I often collect other insects at the stream for classes that I teach.  There are a wide assortment of dragonfly and damselfly nymphs, several mayfly and beetle species, sideswimmers (also known as scuds or amphipods), and tons little riffle bugs that skittle about on the surface of the water.  There are also leeches, though these are supposedly not parasitic on humans – and I have yet to get any on me, which makes this seem more likely to be true.  Although the stream bottom is very muddy and it’s common for me to trip and fall into the water or over-top my hip waders, the water’s clean and cool and it’s a really great place to collect aquatic insects.

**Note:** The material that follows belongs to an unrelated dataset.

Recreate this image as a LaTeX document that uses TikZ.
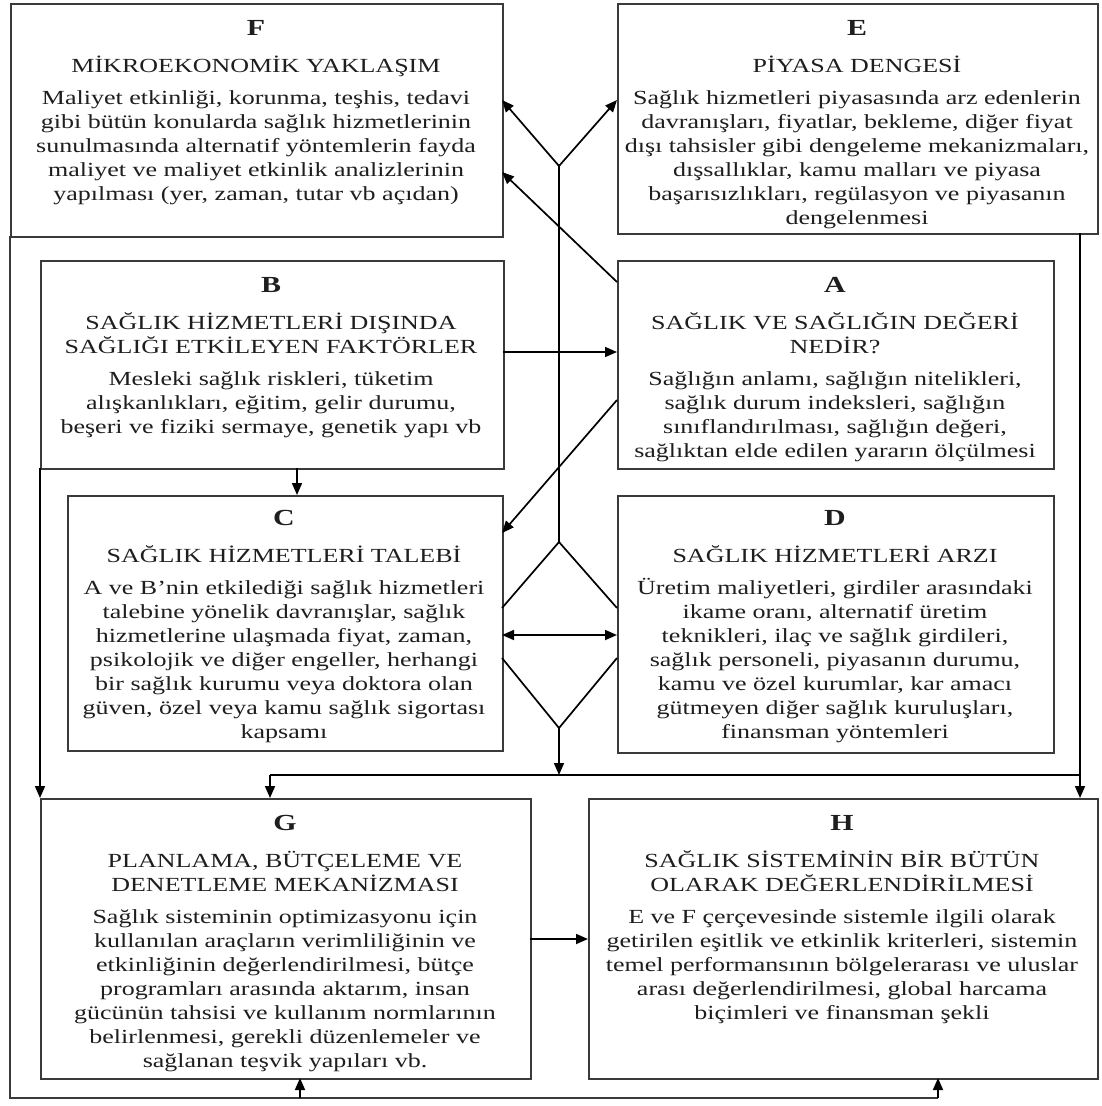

On my last trip, I was collecting insects for my insect behavior class and pulled out a bunch of wormy looking things that I thought were leeches.  Rather than picking them out and dumping them back into the stream, I brought a few of them back to the lab with me to show my students.  Leeches are the most fantastically disgusting things to watch swim, so I find them fascinating.  However, I went to check the containers the bugs were in a few days later and learned that the things I had thought were leeches were not in fact leeches.  They were something much more exciting: flatworms!

flatworm

A planarian, a type of flatworm. Photo by Mike6271 on Wikipedia.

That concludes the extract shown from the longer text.